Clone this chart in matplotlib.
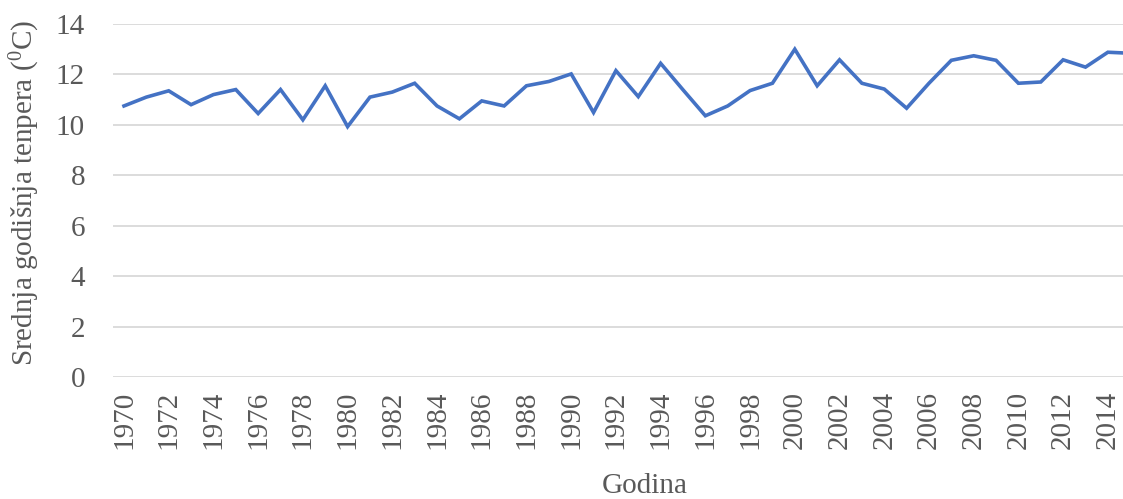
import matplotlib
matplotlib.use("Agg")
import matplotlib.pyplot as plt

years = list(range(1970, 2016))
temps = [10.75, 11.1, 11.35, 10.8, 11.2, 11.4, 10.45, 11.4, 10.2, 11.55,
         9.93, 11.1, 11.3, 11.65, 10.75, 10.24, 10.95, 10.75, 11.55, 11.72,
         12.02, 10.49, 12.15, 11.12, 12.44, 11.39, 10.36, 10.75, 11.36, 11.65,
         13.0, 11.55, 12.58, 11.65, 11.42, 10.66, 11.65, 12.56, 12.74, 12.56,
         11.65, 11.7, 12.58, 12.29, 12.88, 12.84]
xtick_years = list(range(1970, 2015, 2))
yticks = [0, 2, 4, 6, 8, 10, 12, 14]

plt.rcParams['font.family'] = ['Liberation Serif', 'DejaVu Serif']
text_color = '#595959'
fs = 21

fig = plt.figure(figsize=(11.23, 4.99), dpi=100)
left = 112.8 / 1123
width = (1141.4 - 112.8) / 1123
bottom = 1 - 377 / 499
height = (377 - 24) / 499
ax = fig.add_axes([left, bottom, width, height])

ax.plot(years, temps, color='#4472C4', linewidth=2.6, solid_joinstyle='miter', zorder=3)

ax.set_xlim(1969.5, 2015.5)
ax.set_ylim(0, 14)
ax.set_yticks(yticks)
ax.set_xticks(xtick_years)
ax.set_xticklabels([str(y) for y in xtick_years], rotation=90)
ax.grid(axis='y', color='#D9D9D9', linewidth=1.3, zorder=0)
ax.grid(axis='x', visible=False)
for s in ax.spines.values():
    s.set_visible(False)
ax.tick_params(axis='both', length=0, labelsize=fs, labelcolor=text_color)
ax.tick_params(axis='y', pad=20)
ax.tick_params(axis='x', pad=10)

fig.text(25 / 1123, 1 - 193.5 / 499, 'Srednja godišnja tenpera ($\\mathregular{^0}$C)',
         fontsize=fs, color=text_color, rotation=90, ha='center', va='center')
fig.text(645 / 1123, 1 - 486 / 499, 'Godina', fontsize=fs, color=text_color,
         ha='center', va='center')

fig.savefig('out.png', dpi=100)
☆ ☆ ☆ ☆
### Set exercise:
Transcribe all the lines above exactly, apart from the pictures.

### Complete output:
Clone this chart in matplotlib.
import matplotlib
matplotlib.use("Agg")
import matplotlib.pyplot as plt

years = list(range(1970, 2016))
temps = [10.75, 11.1, 11.35, 10.8, 11.2, 11.4, 10.45, 11.4, 10.2, 11.55,
         9.93, 11.1, 11.3, 11.65, 10.75, 10.24, 10.95, 10.75, 11.55, 11.72,
         12.02, 10.49, 12.15, 11.12, 12.44, 11.39, 10.36, 10.75, 11.36, 11.65,
         13.0, 11.55, 12.58, 11.65, 11.42, 10.66, 11.65, 12.56, 12.74, 12.56,
         11.65, 11.7, 12.58, 12.29, 12.88, 12.84]
xtick_years = list(range(1970, 2015, 2))
yticks = [0, 2, 4, 6, 8, 10, 12, 14]

plt.rcParams['font.family'] = ['Liberation Serif', 'DejaVu Serif']
text_color = '#595959'
fs = 21

fig = plt.figure(figsize=(11.23, 4.99), dpi=100)
left = 112.8 / 1123
width = (1141.4 - 112.8) / 1123
bottom = 1 - 377 / 499
height = (377 - 24) / 499
ax = fig.add_axes([left, bottom, width, height])

ax.plot(years, temps, color='#4472C4', linewidth=2.6, solid_joinstyle='miter', zorder=3)

ax.set_xlim(1969.5, 2015.5)
ax.set_ylim(0, 14)
ax.set_yticks(yticks)
ax.set_xticks(xtick_years)
ax.set_xticklabels([str(y) for y in xtick_years], rotation=90)
ax.grid(axis='y', color='#D9D9D9', linewidth=1.3, zorder=0)
ax.grid(axis='x', visible=False)
for s in ax.spines.values():
    s.set_visible(False)
ax.tick_params(axis='both', length=0, labelsize=fs, labelcolor=text_color)
ax.tick_params(axis='y', pad=20)
ax.tick_params(axis='x', pad=10)

fig.text(25 / 1123, 1 - 193.5 / 499, 'Srednja godišnja tenpera ($\\mathregular{^0}$C)',
         fontsize=fs, color=text_color, rotation=90, ha='center', va='center')
fig.text(645 / 1123, 1 - 486 / 499, 'Godina', fontsize=fs, color=text_color,
         ha='center', va='center')

fig.savefig('out.png', dpi=100)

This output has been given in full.